What is required >>
Answer with the number of lines in the listing below that contain the word "this", and nothing else.

— Begin —

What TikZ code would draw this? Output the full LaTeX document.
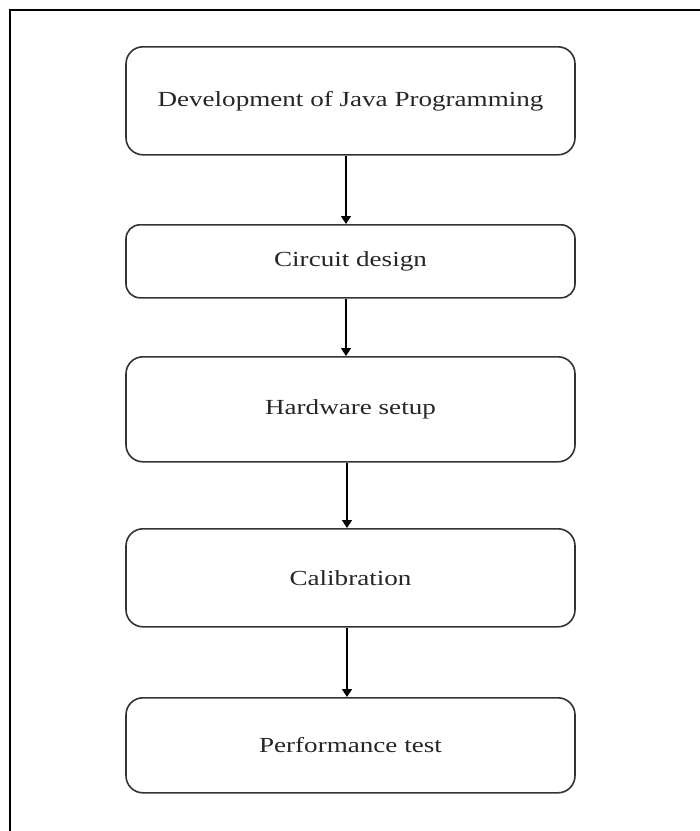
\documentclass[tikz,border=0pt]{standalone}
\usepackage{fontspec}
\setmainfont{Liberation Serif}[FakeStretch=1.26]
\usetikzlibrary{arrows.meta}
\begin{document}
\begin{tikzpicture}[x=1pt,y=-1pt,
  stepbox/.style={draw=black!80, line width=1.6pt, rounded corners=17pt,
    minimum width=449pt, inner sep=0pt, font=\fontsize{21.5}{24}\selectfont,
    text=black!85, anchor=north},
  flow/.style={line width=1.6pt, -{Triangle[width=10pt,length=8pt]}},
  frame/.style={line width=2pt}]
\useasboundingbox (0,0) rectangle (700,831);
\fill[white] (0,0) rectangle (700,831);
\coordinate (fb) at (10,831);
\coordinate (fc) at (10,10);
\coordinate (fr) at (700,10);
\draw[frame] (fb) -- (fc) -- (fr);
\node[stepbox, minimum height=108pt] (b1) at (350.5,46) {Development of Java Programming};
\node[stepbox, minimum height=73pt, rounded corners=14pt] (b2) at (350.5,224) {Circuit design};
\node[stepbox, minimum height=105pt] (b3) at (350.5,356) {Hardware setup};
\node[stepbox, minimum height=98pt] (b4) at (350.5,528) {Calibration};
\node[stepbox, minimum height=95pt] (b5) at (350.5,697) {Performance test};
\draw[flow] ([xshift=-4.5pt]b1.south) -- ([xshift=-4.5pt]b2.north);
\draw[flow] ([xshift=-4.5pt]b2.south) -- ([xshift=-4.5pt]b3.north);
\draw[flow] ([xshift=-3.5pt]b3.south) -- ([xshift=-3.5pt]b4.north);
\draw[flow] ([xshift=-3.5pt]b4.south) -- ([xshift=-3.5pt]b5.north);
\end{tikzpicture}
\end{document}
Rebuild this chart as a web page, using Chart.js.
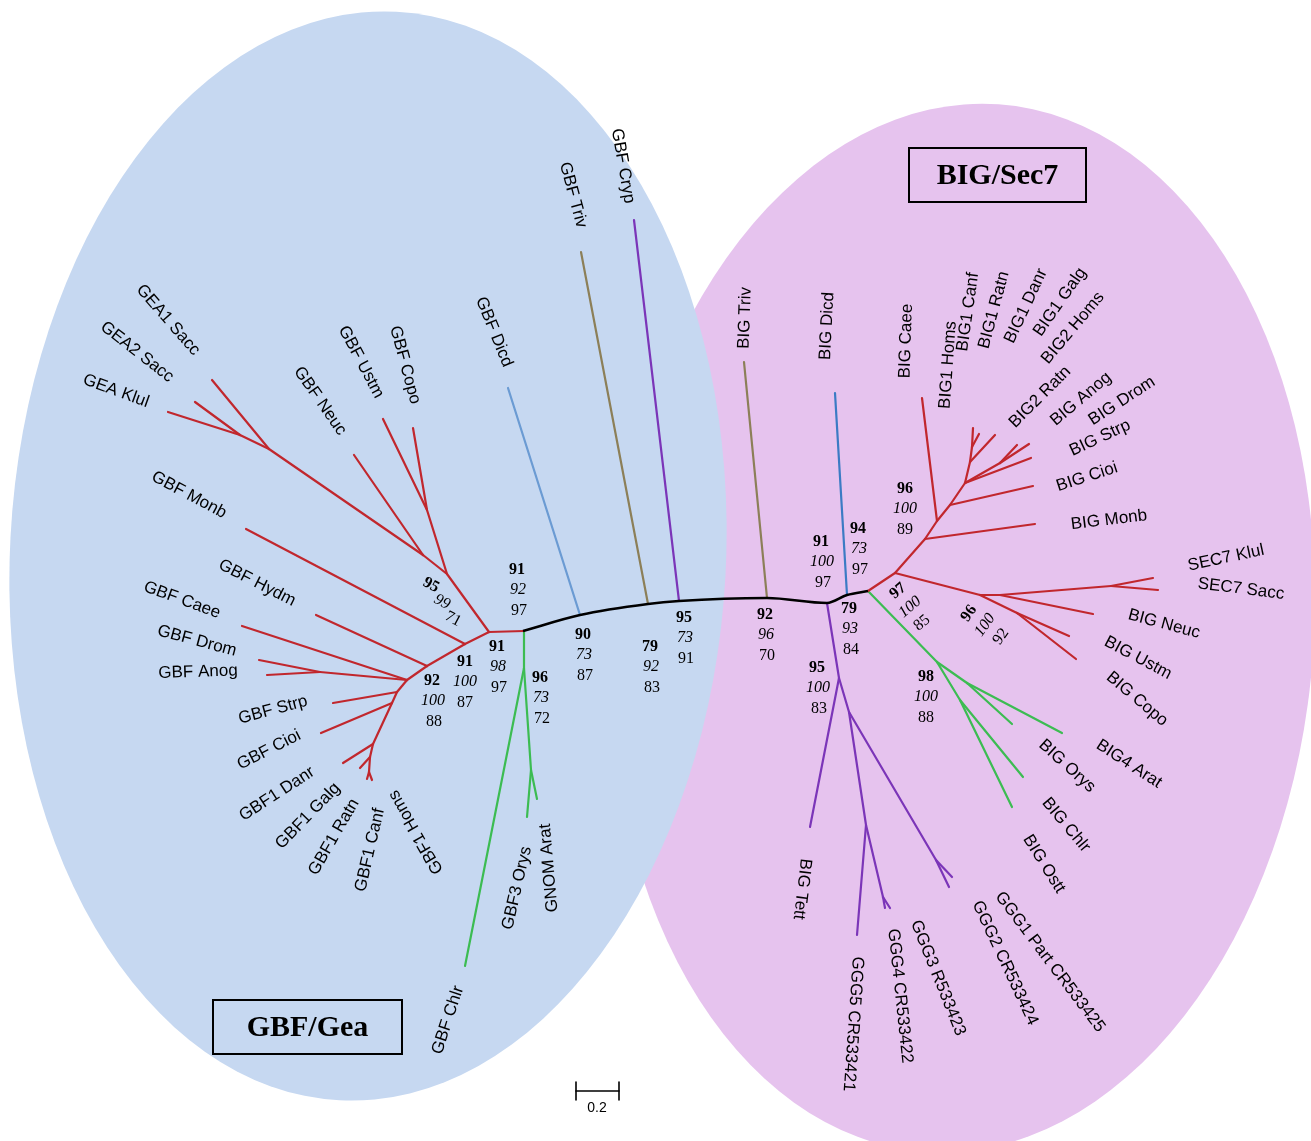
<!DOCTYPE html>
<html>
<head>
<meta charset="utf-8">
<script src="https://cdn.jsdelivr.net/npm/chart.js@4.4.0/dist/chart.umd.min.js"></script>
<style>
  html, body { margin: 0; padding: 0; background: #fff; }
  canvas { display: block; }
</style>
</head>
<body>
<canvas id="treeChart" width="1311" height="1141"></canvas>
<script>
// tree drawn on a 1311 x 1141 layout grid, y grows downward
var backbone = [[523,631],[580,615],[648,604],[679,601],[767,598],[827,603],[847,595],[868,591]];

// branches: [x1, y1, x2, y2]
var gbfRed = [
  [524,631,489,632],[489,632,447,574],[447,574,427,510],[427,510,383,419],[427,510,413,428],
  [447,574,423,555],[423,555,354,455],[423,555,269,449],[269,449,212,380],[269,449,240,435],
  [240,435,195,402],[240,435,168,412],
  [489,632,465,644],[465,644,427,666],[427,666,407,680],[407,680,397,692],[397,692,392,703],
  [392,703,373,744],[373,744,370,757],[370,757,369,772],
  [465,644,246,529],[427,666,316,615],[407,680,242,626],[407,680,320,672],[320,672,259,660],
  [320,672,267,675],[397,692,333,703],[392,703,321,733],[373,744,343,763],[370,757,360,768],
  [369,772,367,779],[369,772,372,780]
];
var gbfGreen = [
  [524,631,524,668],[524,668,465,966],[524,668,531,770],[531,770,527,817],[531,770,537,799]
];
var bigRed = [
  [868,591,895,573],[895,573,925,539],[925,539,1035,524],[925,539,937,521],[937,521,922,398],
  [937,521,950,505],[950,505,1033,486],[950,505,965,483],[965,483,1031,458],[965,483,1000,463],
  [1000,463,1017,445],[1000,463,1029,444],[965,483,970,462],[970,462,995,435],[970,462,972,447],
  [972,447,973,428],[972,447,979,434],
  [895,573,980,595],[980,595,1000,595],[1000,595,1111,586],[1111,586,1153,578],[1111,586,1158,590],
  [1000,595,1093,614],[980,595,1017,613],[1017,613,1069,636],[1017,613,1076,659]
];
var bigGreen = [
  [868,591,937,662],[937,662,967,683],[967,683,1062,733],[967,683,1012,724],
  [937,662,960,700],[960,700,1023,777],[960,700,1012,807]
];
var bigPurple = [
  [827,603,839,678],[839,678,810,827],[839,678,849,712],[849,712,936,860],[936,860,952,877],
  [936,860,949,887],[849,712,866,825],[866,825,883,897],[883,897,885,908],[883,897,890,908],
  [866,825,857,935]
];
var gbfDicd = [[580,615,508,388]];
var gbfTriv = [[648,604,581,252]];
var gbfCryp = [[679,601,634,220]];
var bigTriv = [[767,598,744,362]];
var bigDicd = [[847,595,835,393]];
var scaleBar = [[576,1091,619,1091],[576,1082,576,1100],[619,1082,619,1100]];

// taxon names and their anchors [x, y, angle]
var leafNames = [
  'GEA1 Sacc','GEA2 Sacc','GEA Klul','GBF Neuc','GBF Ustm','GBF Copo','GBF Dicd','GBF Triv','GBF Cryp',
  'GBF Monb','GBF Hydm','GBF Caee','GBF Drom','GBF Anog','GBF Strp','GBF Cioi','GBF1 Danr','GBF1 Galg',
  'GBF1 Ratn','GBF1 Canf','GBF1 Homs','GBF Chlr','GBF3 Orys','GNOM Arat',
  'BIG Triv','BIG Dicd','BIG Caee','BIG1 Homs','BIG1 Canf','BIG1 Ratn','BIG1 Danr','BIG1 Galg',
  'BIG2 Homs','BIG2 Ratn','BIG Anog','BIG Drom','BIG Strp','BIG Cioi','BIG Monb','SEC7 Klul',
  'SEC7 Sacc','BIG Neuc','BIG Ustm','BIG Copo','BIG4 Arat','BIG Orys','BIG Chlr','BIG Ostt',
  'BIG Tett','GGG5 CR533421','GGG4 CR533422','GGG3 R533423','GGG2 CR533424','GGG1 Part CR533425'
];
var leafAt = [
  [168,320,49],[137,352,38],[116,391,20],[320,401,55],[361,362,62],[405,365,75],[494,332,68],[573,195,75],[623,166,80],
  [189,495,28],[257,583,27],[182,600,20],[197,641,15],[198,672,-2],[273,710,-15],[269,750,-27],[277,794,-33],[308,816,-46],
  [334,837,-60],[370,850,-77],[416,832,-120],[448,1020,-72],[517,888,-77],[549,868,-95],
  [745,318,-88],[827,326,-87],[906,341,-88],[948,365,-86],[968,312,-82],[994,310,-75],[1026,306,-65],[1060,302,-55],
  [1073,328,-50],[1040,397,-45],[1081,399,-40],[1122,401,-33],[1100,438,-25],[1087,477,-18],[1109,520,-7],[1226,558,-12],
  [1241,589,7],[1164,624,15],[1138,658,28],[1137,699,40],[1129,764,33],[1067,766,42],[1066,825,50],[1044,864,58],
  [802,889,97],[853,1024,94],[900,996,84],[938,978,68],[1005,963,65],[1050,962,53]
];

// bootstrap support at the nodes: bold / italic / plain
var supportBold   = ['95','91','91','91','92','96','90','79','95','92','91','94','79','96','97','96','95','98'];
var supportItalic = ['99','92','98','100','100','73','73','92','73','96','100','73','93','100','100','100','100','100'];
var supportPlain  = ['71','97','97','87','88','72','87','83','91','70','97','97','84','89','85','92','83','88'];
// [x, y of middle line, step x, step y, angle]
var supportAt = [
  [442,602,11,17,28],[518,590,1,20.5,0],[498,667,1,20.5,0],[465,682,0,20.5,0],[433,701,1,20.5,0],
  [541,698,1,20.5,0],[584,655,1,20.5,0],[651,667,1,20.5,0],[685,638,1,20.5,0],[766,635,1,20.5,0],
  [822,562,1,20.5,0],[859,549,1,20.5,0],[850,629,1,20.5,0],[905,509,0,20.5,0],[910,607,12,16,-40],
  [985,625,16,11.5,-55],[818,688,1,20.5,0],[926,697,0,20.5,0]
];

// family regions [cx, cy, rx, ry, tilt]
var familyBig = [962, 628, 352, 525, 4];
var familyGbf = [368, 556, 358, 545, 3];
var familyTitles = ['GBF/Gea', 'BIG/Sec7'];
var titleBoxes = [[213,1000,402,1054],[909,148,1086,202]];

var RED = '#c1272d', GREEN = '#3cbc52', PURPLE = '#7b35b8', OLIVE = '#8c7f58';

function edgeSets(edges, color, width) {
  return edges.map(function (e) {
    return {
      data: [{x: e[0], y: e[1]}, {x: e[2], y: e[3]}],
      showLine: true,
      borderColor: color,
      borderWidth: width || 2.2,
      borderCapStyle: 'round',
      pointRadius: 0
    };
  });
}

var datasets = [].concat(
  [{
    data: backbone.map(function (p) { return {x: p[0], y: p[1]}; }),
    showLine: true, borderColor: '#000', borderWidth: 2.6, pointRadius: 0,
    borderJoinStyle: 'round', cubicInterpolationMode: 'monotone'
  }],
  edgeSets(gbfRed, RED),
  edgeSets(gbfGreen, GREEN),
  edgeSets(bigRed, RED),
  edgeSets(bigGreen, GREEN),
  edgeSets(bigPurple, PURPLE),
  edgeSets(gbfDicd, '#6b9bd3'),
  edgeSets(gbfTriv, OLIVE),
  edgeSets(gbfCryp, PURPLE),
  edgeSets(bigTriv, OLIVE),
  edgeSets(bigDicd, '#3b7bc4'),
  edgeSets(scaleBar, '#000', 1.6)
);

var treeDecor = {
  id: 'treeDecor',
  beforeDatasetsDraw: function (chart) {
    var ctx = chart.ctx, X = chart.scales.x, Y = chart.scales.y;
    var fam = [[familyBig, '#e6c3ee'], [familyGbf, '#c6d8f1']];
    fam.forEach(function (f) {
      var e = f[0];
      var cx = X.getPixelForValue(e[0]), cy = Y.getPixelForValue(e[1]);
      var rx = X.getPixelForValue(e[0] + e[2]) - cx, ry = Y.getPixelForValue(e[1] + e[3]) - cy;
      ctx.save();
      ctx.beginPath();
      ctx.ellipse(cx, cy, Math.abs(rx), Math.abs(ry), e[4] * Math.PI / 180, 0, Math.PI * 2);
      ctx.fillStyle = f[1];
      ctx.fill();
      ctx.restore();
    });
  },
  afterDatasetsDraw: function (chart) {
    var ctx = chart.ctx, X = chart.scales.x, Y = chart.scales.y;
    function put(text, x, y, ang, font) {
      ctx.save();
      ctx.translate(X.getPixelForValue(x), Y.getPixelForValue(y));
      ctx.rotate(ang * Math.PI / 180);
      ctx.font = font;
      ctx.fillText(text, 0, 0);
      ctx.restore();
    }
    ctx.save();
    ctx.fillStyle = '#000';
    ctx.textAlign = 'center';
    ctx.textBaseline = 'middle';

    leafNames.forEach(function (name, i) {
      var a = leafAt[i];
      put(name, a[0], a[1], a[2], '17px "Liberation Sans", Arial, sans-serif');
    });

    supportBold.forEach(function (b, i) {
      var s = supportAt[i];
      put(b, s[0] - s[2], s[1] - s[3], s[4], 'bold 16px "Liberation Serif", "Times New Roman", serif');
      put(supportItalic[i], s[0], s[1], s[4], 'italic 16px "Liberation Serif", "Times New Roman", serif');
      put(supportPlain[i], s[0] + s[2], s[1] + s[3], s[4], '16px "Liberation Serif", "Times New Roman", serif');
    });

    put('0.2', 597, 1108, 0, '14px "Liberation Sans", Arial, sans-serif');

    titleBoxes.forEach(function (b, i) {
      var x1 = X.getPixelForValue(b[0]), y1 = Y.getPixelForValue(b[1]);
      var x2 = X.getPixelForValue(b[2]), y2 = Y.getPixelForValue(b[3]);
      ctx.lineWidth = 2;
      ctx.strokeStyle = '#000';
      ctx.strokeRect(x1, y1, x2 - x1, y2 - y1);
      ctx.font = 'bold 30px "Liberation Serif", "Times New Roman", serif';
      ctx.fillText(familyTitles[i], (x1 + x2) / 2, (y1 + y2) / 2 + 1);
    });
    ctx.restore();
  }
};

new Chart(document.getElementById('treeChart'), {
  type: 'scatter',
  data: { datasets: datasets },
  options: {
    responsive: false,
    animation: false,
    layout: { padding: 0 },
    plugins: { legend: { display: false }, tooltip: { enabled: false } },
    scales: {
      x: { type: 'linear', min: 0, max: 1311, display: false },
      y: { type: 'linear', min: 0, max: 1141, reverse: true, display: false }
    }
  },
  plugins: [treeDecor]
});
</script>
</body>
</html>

— End —

Finished exercise >>
2